If you are like many Massachusetts residents, you may think that estate planning is only important for parents or elderly people ready to retire. However, creating a will is vital, even if you are a young person without a spouse, children or significant financial assets.

Forbes points out that estate planning is just as important if you are a single person as it is for married couples and people with children. In some respects, it may be even more important to have a will if you are single; because your assets are likely in only your name, it may be difficult to distribute them properly if you pass away without a will. Massachusetts law may automatically distribute your assets to your closest relatives if you do not leave a will, but your assets could also end up going to the state itself.

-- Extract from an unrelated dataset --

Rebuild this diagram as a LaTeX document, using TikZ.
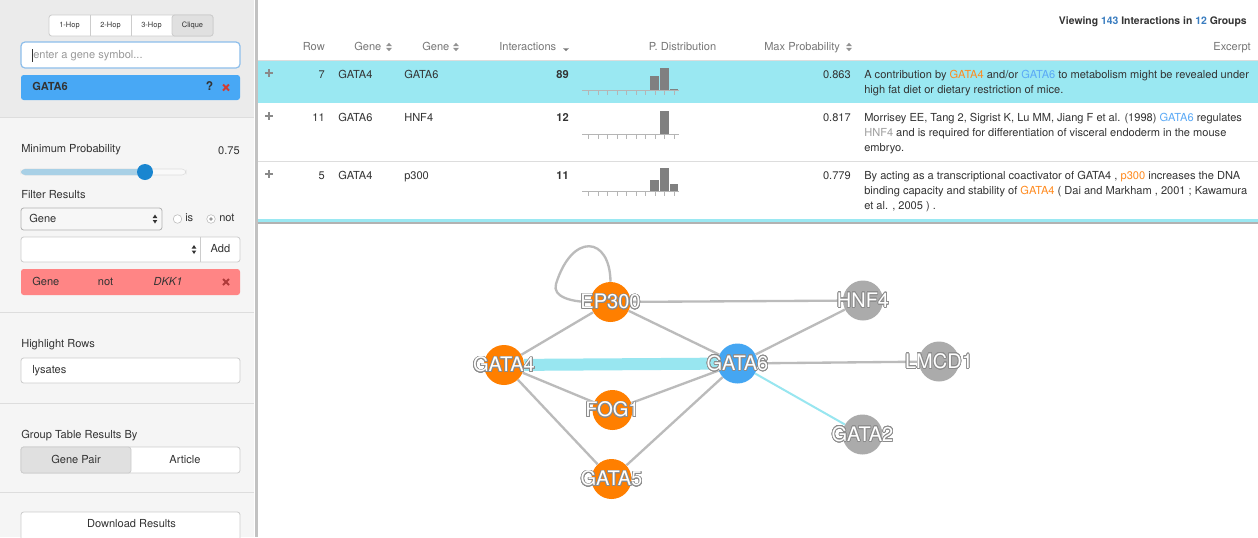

You may ensure your assets go to your intended beneficiaries by creating a will. Part of making a will is naming an executor. You may name a close friend or family member, or you may choose to have a third-party agent. If you have pets, you may provide for them in your will. You may do this by naming a guardian for your pets and creating a pet trust. A trust allows you to set aside money for your pet’s care and name a trustee who will ensure your pet’s guardian uses the funds properly.

Another essential aspect of estate planning is making medical decisions. You may create a health care advance directive that states your wishes for medical treatment if an illness or injury prevents you from communicating your decisions to your doctor.

This information on estate planning is intended to educate and should not be interpreted as legal advice.